Woods himself still believes. “The confidence is growing quickly. That’s the fun part. I’m hitting shots and able to hit shots that I haven’t been able to hit in years and that’s nice again. And to have the control that I need to have going forward, it’s starting to come back, which is nice,” he said on Saturday.

3 It's tough to follow up a win . . . Unless your name is Rory or Jordan – or Tiger in his heyday – it is tough to follow up a big win with another one, as Shane Lowry discovered. The Offalyman's magnificent win in the WGC-Bridgestone Invitational was followed by a missed cut in the US PGA, with a lack of energy apparent in a first round 78 that left him with an uphill battle.

It was a new experience for Lowry, and one he will learn from. In his previous two tour wins - in the 2009 Irish Open and the 2012 Portugal Masters - Lowry didn’t have a tournament the following week.

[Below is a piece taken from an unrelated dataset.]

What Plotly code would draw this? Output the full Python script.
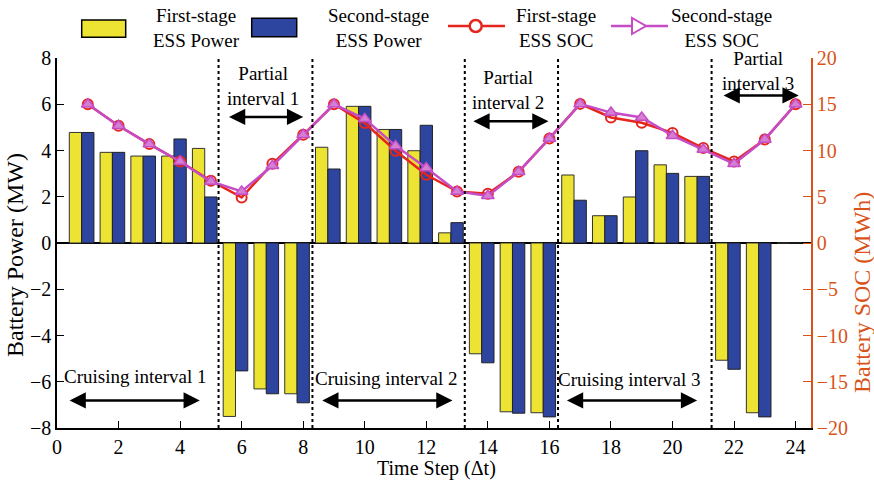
import plotly.graph_objects as go

# ---------------- data ----------------
time_steps = list(range(1, 25))
power_first = [4.78, 3.92, 3.76, 3.76, 4.09, -7.50, -6.31, -6.52, 4.14, 5.91, 4.91, 3.99,
               0.44, -4.79, -7.30, -7.34, 2.94, 1.18, 1.99, 3.38, 2.88, -5.07, -7.34, 0]
power_second = [4.78, 3.92, 3.76, 4.50, 1.99, -5.53, -6.52, -6.91, 3.20, 5.91, 4.91, 5.09,
                0.88, -5.18, -7.36, -7.52, 1.85, 1.18, 3.99, 3.01, 2.88, -5.46, -7.52, 0]
soc_first = [15.0, 12.67, 10.69, 8.81, 6.73, 4.93, 8.56, 11.7, 15.0, 12.96, 9.97, 7.38,
             5.58, 5.32, 7.7, 11.3, 15.04, 13.57, 13.0, 11.9, 10.26, 8.81, 11.2, 15.0]
soc_second = [15.0, 12.67, 10.69, 8.81, 6.65, 5.58, 8.35, 11.7, 15.0, 13.42, 10.5, 8.1,
              5.58, 5.1, 7.7, 11.3, 15.04, 14.1, 13.57, 11.6, 10.1, 8.56, 11.2, 15.0]
x_ticks = list(range(0, 25, 2))
left_ticks = list(range(-8, 9, 2))
right_ticks = list(range(-20, 21, 5))
boundaries = [5.25, 8.3, 13.25, 16.28, 21.27]
partial_labels = ["Partial<br>interval 1", "Partial<br>interval 2", "Partial<br>interval 3"]
cruise_labels = ["Cruising interval 1", "Cruising interval 2", "Cruising interval 3"]
legend_labels = ["First-stage<br>ESS Power", "Second-stage<br>ESS Power",
                 "First-stage<br>ESS SOC", "Second-stage<br>ESS SOC"]

# ---------------- style ----------------
FONT = "Liberation Serif, Times New Roman, serif"
YELLOW = "#ECE332"
BLUE = "#2E45A0"
RED = "#E5261E"
MAGENTA = "#C64CC6"
ORANGE = "#D95319"

W, H = 874, 485
L, R, T, B = 57, 63, 58, 57
PW, PH = W - L - R, H - T - B


def px(x):
    return (x - L) / PW


def py(y):
    return (H - B - y) / PH


fig = go.Figure()

bar_x = [k - 0.2 for k in time_steps]
fig.add_trace(go.Bar(x=bar_x, y=power_first, marker=dict(color=YELLOW, line=dict(color="#333333", width=1)),
                     showlegend=False, name="First-stage ESS Power"))
fig.add_trace(go.Bar(x=bar_x, y=power_second, marker=dict(color=BLUE, line=dict(color="#222222", width=1)),
                     showlegend=False, name="Second-stage ESS Power"))
fig.add_trace(go.Scatter(x=time_steps, y=soc_first, yaxis="y2", mode="lines+markers",
                         line=dict(color=RED, width=2.5),
                         marker=dict(symbol="circle-open", size=10, color=RED, line=dict(width=2)),
                         showlegend=False, name="First-stage ESS SOC"))
fig.add_trace(go.Scatter(x=time_steps, y=soc_second, yaxis="y2", mode="lines+markers",
                         line=dict(color=MAGENTA, width=2.5),
                         marker=dict(symbol="triangle-up", size=11, color="#D47ED4",
                                     line=dict(color=MAGENTA, width=1.5)),
                         showlegend=False, name="Second-stage ESS SOC"))

shapes = []
for b in boundaries:
    shapes.append(dict(type="line", xref="x", yref="paper", x0=b, x1=b, y0=0, y1=1,
                       line=dict(color="black", width=2, dash="dot")))

annotations = []
partial_text_pos = [(6.70, 6.77), (14.67, 6.61), (22.79, 7.42)]
partial_arrows = [(5.54, 8.00, 5.45), (13.48, 15.97, 5.26), (21.61, 24.1, 6.38)]
for lab, (tx, ty) in zip(partial_labels, partial_text_pos):
    annotations.append(dict(x=tx, y=ty, xref="x", yref="y", text=lab, showarrow=False,
                            xanchor="center", yanchor="middle",
                            font=dict(family=FONT, size=19, color="black"), align="center"))
cruise_text_pos = [(2.53, -5.76), (10.68, -5.87), (18.58, -5.90)]
cruise_arrows = [(0.36, 4.64, -6.81), (8.57, 12.85, -6.81), (16.52, 20.8, -6.81)]
for lab, (tx, ty) in zip(cruise_labels, cruise_text_pos):
    annotations.append(dict(x=tx, y=ty, xref="x", yref="y", text=lab, showarrow=False,
                            xanchor="center", yanchor="middle",
                            font=dict(family=FONT, size=19, color="black"), align="center"))
for (x0, x1, yy) in partial_arrows + cruise_arrows:
    annotations.append(dict(x=x1, y=yy, ax=x0, ay=yy, xref="x", yref="y", axref="x", ayref="y",
                            text="", showarrow=True, arrowhead=2, startarrowhead=2,
                            arrowside="end+start", arrowwidth=2.5, arrowsize=1.3,
                            startarrowsize=1.3, arrowcolor="black"))

# axis titles
annotations.append(dict(x=px(15), y=py(255), xref="paper", yref="paper", text="Battery Power (MW)",
                        textangle=-90, showarrow=False, xanchor="center", yanchor="middle",
                        font=dict(family=FONT, size=24, color="black")))
annotations.append(dict(x=px(862), y=py(293), xref="paper", yref="paper", text="Battery SOC (MWh)",
                        textangle=-90, showarrow=False, xanchor="center", yanchor="middle",
                        font=dict(family=FONT, size=24, color=ORANGE)))
annotations.append(dict(x=px(436), y=py(468), xref="paper", yref="paper", text="Time Step (Δt)",
                        showarrow=False, xanchor="center", yanchor="middle",
                        font=dict(family=FONT, size=20, color="black")))

# manual legend
shapes.append(dict(type="rect", xref="paper", yref="paper", x0=px(81.7), x1=px(125.7), y0=py(37.3), y1=py(20),
                   fillcolor=YELLOW, line=dict(color="black", width=1.5)))
shapes.append(dict(type="rect", xref="paper", yref="paper", x0=px(251.7), x1=px(296.7), y0=py(36.7), y1=py(18.3),
                   fillcolor=BLUE, line=dict(color="black", width=1.5)))
shapes.append(dict(type="line", xref="paper", yref="paper", x0=px(448), x1=px(505), y0=py(26), y1=py(26),
                   line=dict(color=RED, width=2.5)))
shapes.append(dict(type="circle", xref="paper", yref="paper", xsizemode="pixel", ysizemode="pixel",
                   xanchor=px(475.7), yanchor=py(26), x0=-6, x1=6, y0=-6, y1=6,
                   fillcolor="white", line=dict(color=RED, width=2.5)))
shapes.append(dict(type="line", xref="paper", yref="paper", x0=px(611), x1=px(668), y0=py(26), y1=py(26),
                   line=dict(color=MAGENTA, width=2.5)))
shapes.append(dict(type="path", xref="paper", yref="paper", xsizemode="pixel", ysizemode="pixel",
                   xanchor=px(638), yanchor=py(26), path="M -6,-8 L 8,0 L -6,8 Z",
                   fillcolor="white", line=dict(color=MAGENTA, width=2)))
legend_centers = [196.7, 378, 556, 721]
for lab, cx in zip(legend_labels, legend_centers):
    annotations.append(dict(x=px(cx), y=py(28), xref="paper", yref="paper", text=lab, showarrow=False,
                            xanchor="center", yanchor="middle",
                            align="center", font=dict(family=FONT, size=19, color="black")))

fig.update_layout(
    width=W, height=H,
    margin=dict(l=L, r=R, t=T, b=B, pad=0),
    paper_bgcolor="white", plot_bgcolor="white",
    barmode="group", bargap=0.2, bargroupgap=0,
    font=dict(family=FONT, size=20, color="black"),
    showlegend=False,
    shapes=shapes, annotations=annotations,
    xaxis=dict(range=[0, 24.5], tickvals=x_ticks, ticks="inside", ticklen=7, tickcolor="black",
               showline=True, linecolor="black", linewidth=1.5, showgrid=False, zeroline=False,
               tickfont=dict(family=FONT, size=20, color="black")),
    yaxis=dict(range=[-8, 8], tickvals=left_ticks, ticks="inside", ticklen=7, tickcolor="black",
               showline=True, linecolor="black", linewidth=1.5, showgrid=False,
               zeroline=True, zerolinecolor="black", zerolinewidth=1.5,
               tickfont=dict(family=FONT, size=20, color="black")),
    yaxis2=dict(range=[-20, 20], tickvals=right_ticks, overlaying="y", side="right", ticks="inside",
                ticklen=8, tickcolor=ORANGE, showline=True, linecolor=ORANGE, linewidth=1.5,
                showgrid=False, zeroline=False,
                tickfont=dict(family=FONT, size=20, color=ORANGE)),
)

fig.write_html("out.html")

Here, he did all the right things, resting up and only playing a minimal amount of practice, nine holes on Tuesday and nine holes on Wednesday, but he still felt drained when the first round tee-time arrived. An extra day’s recovery was probably needed, but that was out of his control.

Yet, even more experienced players have had to deal with such an energy drain. Bubba Watson, for one, observed: "I'm more amazed at what Tiger and (other) players can do when they win back-to-back weeks because of the energy level and mental stress of trying to compete at a high level in one week and then the very next week do it again." And the advice from Bubba to Shane would seem to be, put it all down as part of a learning experience!

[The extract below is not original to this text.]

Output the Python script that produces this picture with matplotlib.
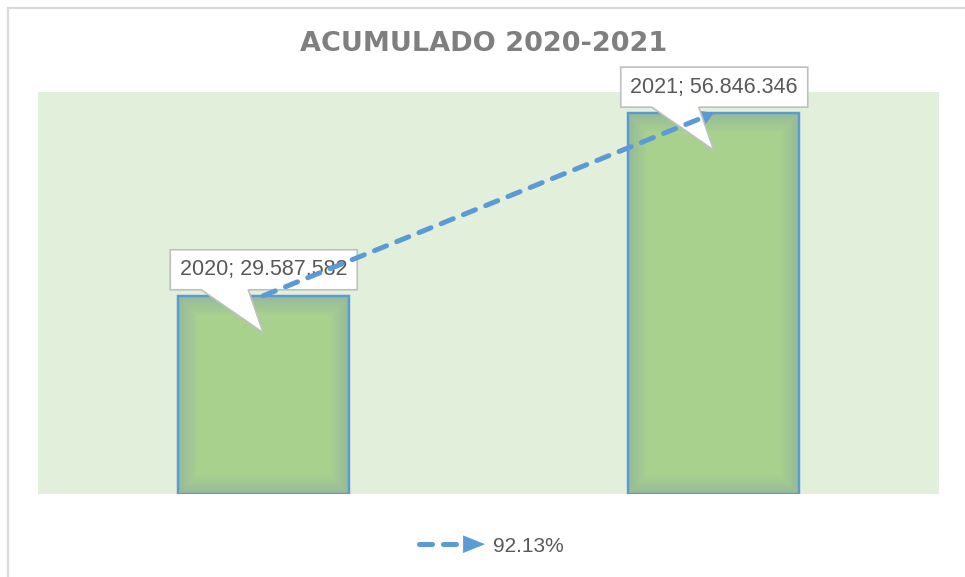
import numpy as np
import matplotlib
matplotlib.use("Agg")
import matplotlib.pyplot as plt
from matplotlib.patches import Rectangle, Polygon
from matplotlib.lines import Line2D
from matplotlib.legend_handler import HandlerBase

# --- data ---
years = ["2020", "2021"]
totals = [29587582, 56846346]
title = "ACUMULADO 2020-2021"

growth = totals[1] / totals[0] - 1
growth_label = f"{growth * 100:.2f}%"


def fmt_es(v):
    return f"{v:,}".replace(",", ".")


BAR_GREEN = "#A9D18E"
BG_GREEN = "#E2EFDA"
BLUE = "#5B9BD5"
TXT = "#595959"
DASH = (0, (2.6, 2.2))

W, H, DPI = 965, 577, 100
fig = plt.figure(figsize=(W / DPI, H / DPI), dpi=DPI)
ax = fig.add_axes([38 / W, (H - 494) / H, (939 - 38) / W, (494 - 92) / H])
ax.set_facecolor(BG_GREEN)
for s in ax.spines.values():
    s.set_visible(False)
ax.set_xticks([])
ax.set_yticks([])

x = np.arange(len(years))
ax.set_xlim(-0.5, len(years) - 0.5)
ax.set_ylim(0, 60000000)

bars = ax.bar(x, totals, width=0.38, color=BAR_GREEN, edgecolor=BLUE,
              linewidth=1.6, zorder=2)

# soft inner glow on bars
for b in bars:
    for lw in [26, 22, 18, 14, 10, 7, 4]:
        r = Rectangle(b.get_xy(), b.get_width(), b.get_height(), fill=False,
                      ec="#7FA2B0", lw=lw, alpha=0.07, zorder=2.5)
        ax.add_patch(r)
        r.set_clip_path(b)
    ax.add_patch(Rectangle(b.get_xy(), b.get_width(), b.get_height(),
                           fill=False, ec=BLUE, lw=1.6, zorder=2.6))

fig.canvas.draw()
to_fig = fig.transFigure.inverted()

# --- callout labels (offsets in pixels from bar top, y down) ---
box_l, box_r, box_t, box_b = -93, 94, -46, -6
ptr_l, ptr_r, tip = -62, -15, (0, 37)


def px(ax_pt, dx, dy):
    return to_fig.transform((ax_pt[0] + dx, ax_pt[1] - dy))


for xi, yr, val in zip(x, years, totals):
    anchor = ax.transData.transform((xi, val))
    verts = [px(anchor, box_l, box_t), px(anchor, box_r, box_t),
             px(anchor, box_r, box_b), px(anchor, ptr_r, box_b),
             px(anchor, *tip), px(anchor, ptr_l, box_b),
             px(anchor, box_l, box_b)]
    poly = Polygon(verts, closed=True, transform=fig.transFigure, fc="white",
                   ec="#BFBFBF", lw=1.2, zorder=4)
    fig.add_artist(poly)
    cx, cy = px(anchor, (box_l + box_r) / 2, (box_t + box_b) / 2)
    fig.text(cx, cy, f"{yr}; {fmt_es(val)}", ha="center", va="center",
             fontsize=15.5, color=TXT, family="Liberation Sans", zorder=5)

# --- dashed growth arrow between bar tops ---
p0 = np.array([x[0], totals[0]], dtype=float)
p1 = np.array([x[1], totals[1]], dtype=float)
pm = p0 + 0.97 * (p1 - p0)
line = Line2D([p0[0], pm[0]], [p0[1], pm[1]], color=BLUE, lw=3.6,
              ls=DASH, dash_capstyle="round", zorder=6)
fig.add_artist(line)
line.set_transform(ax.transData)
ax.annotate("", xy=p1, xytext=pm, zorder=6, annotation_clip=False,
            arrowprops=dict(arrowstyle="-|>,head_length=0.9,head_width=0.55",
                            color=BLUE, lw=0.1, shrinkA=0, shrinkB=0,
                            mutation_scale=14))


# --- legend ---
class ArrowHandler(HandlerBase):
    def create_artists(self, legend, orig, xd, yd, width, height, fontsize, trans):
        yc = height / 2 - yd
        ln = Line2D([-xd + 2, -xd + width - 12], [yc, yc], color=BLUE, lw=3.6,
                    ls=DASH, dash_capstyle="round", transform=trans)
        head = Polygon([[-xd + width - 14, yc - 6], [-xd + width + 1, yc],
                        [-xd + width - 14, yc + 6]], closed=True, fc=BLUE,
                       ec=BLUE, lw=0.5, transform=trans)
        return [ln, head]


handle = Line2D([], [], color=BLUE)
fig.legend([handle], [growth_label], handler_map={handle: ArrowHandler()},
           loc="center", bbox_to_anchor=(490 / W, 1 - 546 / H), frameon=False,
           prop={"family": "Liberation Sans", "size": 15},
           labelcolor=TXT, handlelength=3.2, handletextpad=0.5)

fig.text(484 / W, 1 - 44 / H, title, ha="center", va="center",
         fontsize=19.5, fontweight="bold", color="#7F7F7F", family="DejaVu Sans")

# outer chart border (partly cropped)
fig.add_artist(Rectangle((8 / W, -0.05), 1.0, 1 - 8 / H + 0.05,
                         transform=fig.transFigure, fill=False,
                         ec="#D9D9D9", lw=1.6))

fig.savefig("out.png", dpi=DPI)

4 Rors is a modern man . . . Although the pictures he released on Twitter and Instagram of a badly swollen ankle (after the ATFL rupture) side-by-side with a later picture of how bruised it became during the rehab process show how painful the injury must have been, Rory McIlroy revealed a lighter side and an ability to relate with his more than two million social media followers with the use of emojis in detailing his recovery.

This was especially apparent in the cryptic manner in which he signalled his intent to travel from Portugal to Whistling Straits for his return to competition: a Portugese flag, airplane, USA flag, thumbs-up and golf green and flag.

After the injury on July 4th, McIlroy had explained in a post four days later that he would only return to tournament play when he felt “100 per cent healthy and 100 per cent competitive.”

In making it to Wisconsin, after a programme overseen by Dr Steve McGregor, McIlroy came in ahead of the six week timeline and proved his healing powers.

5 Have we seen the future . . . ? Eight years a pro, but Tony Finau – in his rookie year as a pro on the PGA Tour – seems to be the real deal and one who looks to have the tools necessary to become a major player going forward. He has the physique – 6' 4" – that is in tune with the finely-tuned athlete that is increasingly walking the fairways and, at 25, has time on his side.

Finau’s pro debut was something of a marketing stunt, when as a 17-year-old he played in the Greater Milwaukee Open. Another “hello world” moment. He earned $7,960 for making the cut that time but has taken a convoluted route through mini-tours, the Canadian Tour and the web.com Tour to finally find his feet on the main circuit and increasingly looks to be at home in the elevated company. He even took in the TV reality show “The Big Break” as part of his golfing education.

“Thinking back, if you had asked me, I wouldn’t have thought it would take this long. But I’m glad it did. I feel my game is very polished.” He’s one for the future, for sure.